■ **Dataset excerpt**

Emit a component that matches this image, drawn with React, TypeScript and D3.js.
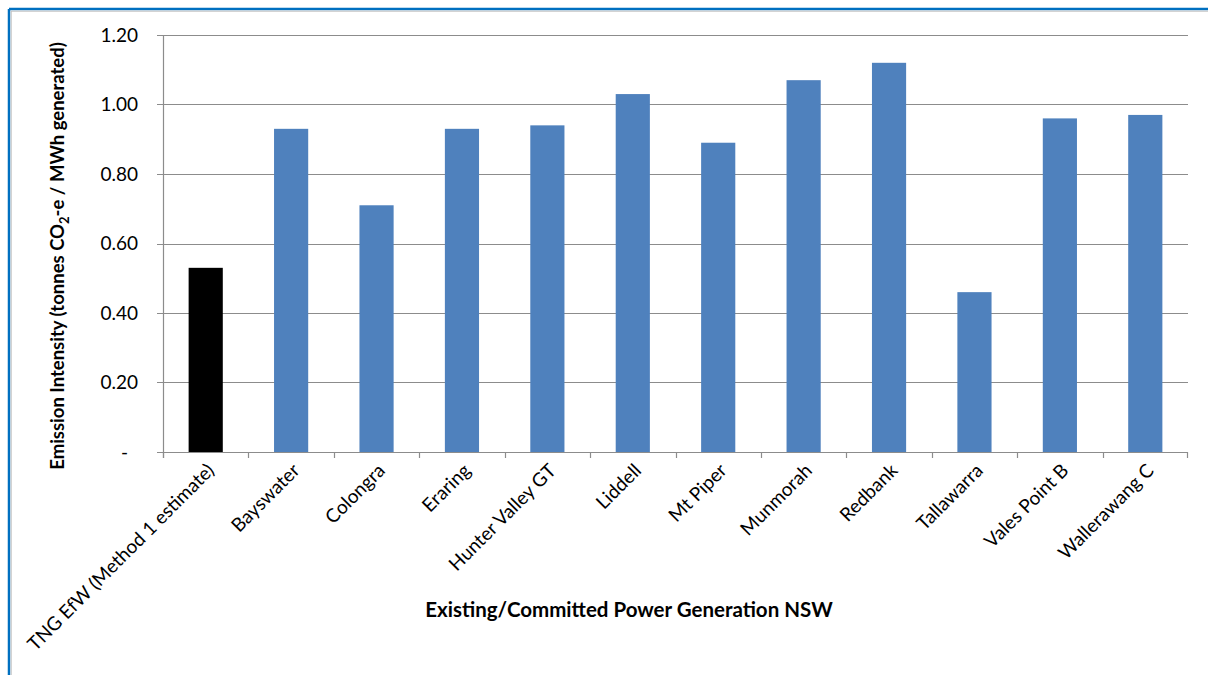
import React from "react";
import * as d3 from "d3";

const categories = [
  "TNG EfW (Method 1 estimate)",
  "Bayswater",
  "Colongra",
  "Eraring",
  "Hunter Valley GT",
  "Liddell",
  "Mt Piper",
  "Munmorah",
  "Redbank",
  "Tallawarra",
  "Vales Point B",
  "Wallerawang C",
];
const values = [0.53, 0.93, 0.71, 0.93, 0.94, 1.03, 0.89, 1.07, 1.12, 0.46, 0.96, 0.97];
const barColors = ["#000000", "#4F81BD", "#4F81BD", "#4F81BD", "#4F81BD", "#4F81BD", "#4F81BD", "#4F81BD", "#4F81BD", "#4F81BD", "#4F81BD", "#4F81BD"];
const yTicks = [0, 0.2, 0.4, 0.6, 0.8, 1.0, 1.2];
const yTickLabels = ["-", "0.20", "0.40", "0.60", "0.80", "1.00", "1.20"];
const xTitle = "Existing/Committed Power Generation NSW";

const W = 1208;
const H = 675;
const left = 163;
const right = 1188;
const top = 35;
const bottom = 452;
const FONT = "Lato, 'Open Sans', sans-serif";

export default function App() {
  const x = d3.scaleBand<string>().domain(categories).range([left, right]).paddingInner(0.6).paddingOuter(0.3);
  const xb = d3.scaleBand<string>().domain(categories).range([left, right]);
  const y = d3.scaleLinear().domain([0, 1.2]).range([bottom, top]);
  const grid = "#8c8c8c";

  return (
    <svg width={W} height={H} style={{ position: "absolute", left: 0, top: 0, display: "block" }}>
      <rect x={0} y={0} width={W} height={H} fill="#ffffff" />
      {/* chart frame */}
      <line x1={9} y1={9} x2={W} y2={9} stroke="#0070C0" strokeWidth={2.5} />
      <line x1={9} y1={9} x2={9} y2={H} stroke="#0070C0" strokeWidth={2.5} />
      <line x1={11} y1={11.2} x2={W} y2={11.2} stroke="#bfbfbf" strokeWidth={1} />
      <line x1={11.2} y1={11} x2={11.2} y2={H} stroke="#bfbfbf" strokeWidth={1} />

      {/* gridlines */}
      {yTicks.map((t) => (
        <line key={"g" + t} x1={left - 6} x2={right} y1={Math.round(y(t)) + 0.5} y2={Math.round(y(t)) + 0.5} stroke={grid} strokeWidth={1.2} />
      ))}
      {/* y axis */}
      <line x1={left + 0.5} x2={left + 0.5} y1={top} y2={bottom + 6} stroke={grid} strokeWidth={1.2} />
      {yTicks.map((t, i) => (
        <text key={"yl" + t} x={t === 0 ? 128 : 138} y={y(t)} dy="0.35em" textAnchor="end" fontFamily={FONT} fontSize={19} fill="#000">
          {yTickLabels[i]}
        </text>
      ))}
      {/* x ticks */}
      {categories.map((c) => (
        <line key={"xt" + c} x1={Math.round(xb(c)!) + 0.5} x2={Math.round(xb(c)!) + 0.5} y1={bottom} y2={bottom + 6} stroke={grid} strokeWidth={1.2} />
      ))}
      <line x1={right - 0.5} x2={right - 0.5} y1={bottom} y2={bottom + 6} stroke={grid} strokeWidth={1.2} />

      {/* bars */}
      {categories.map((c, i) => (
        <rect key={"b" + c} x={x(c)} y={y(values[i])} width={x.bandwidth()} height={bottom - y(values[i])} fill={barColors[i]} />
      ))}

      {/* x labels */}
      {categories.map((c) => {
        const cx = xb(c)! + xb.bandwidth() / 2 + 5;
        const cy = 467;
        return (
          <text key={"xl" + c} transform={`translate(${cx},${cy}) rotate(-45)`} textAnchor="end" fontFamily={FONT} fontSize={19} fill="#000" dy="0.35em">
            {c}
          </text>
        );
      })}

      {/* axis titles */}
      <text x={629} y={617} textAnchor="middle" fontFamily={FONT} fontWeight="bold" fontSize={20.5} fill="#000">
        {xTitle}
      </text>
      <text transform={`translate(58,256) rotate(-90)`} textAnchor="middle" fontFamily={FONT} fontWeight="bold" fontSize={18.5} fill="#000" dy="0.35em">
        Emission Intensity (tonnes CO<tspan fontSize={13} dy="5">2</tspan><tspan dy="-5">-e / MWh generated)</tspan>
      </text>
    </svg>
  );
}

■ **Work required**
Leave out the pictures and repeat the lines from the start of the material through the line with "import * as", inclusive.

■ **In response**
Emit a component that matches this image, drawn with React, TypeScript and D3.js.
import React from "react";
import * as d3 from "d3";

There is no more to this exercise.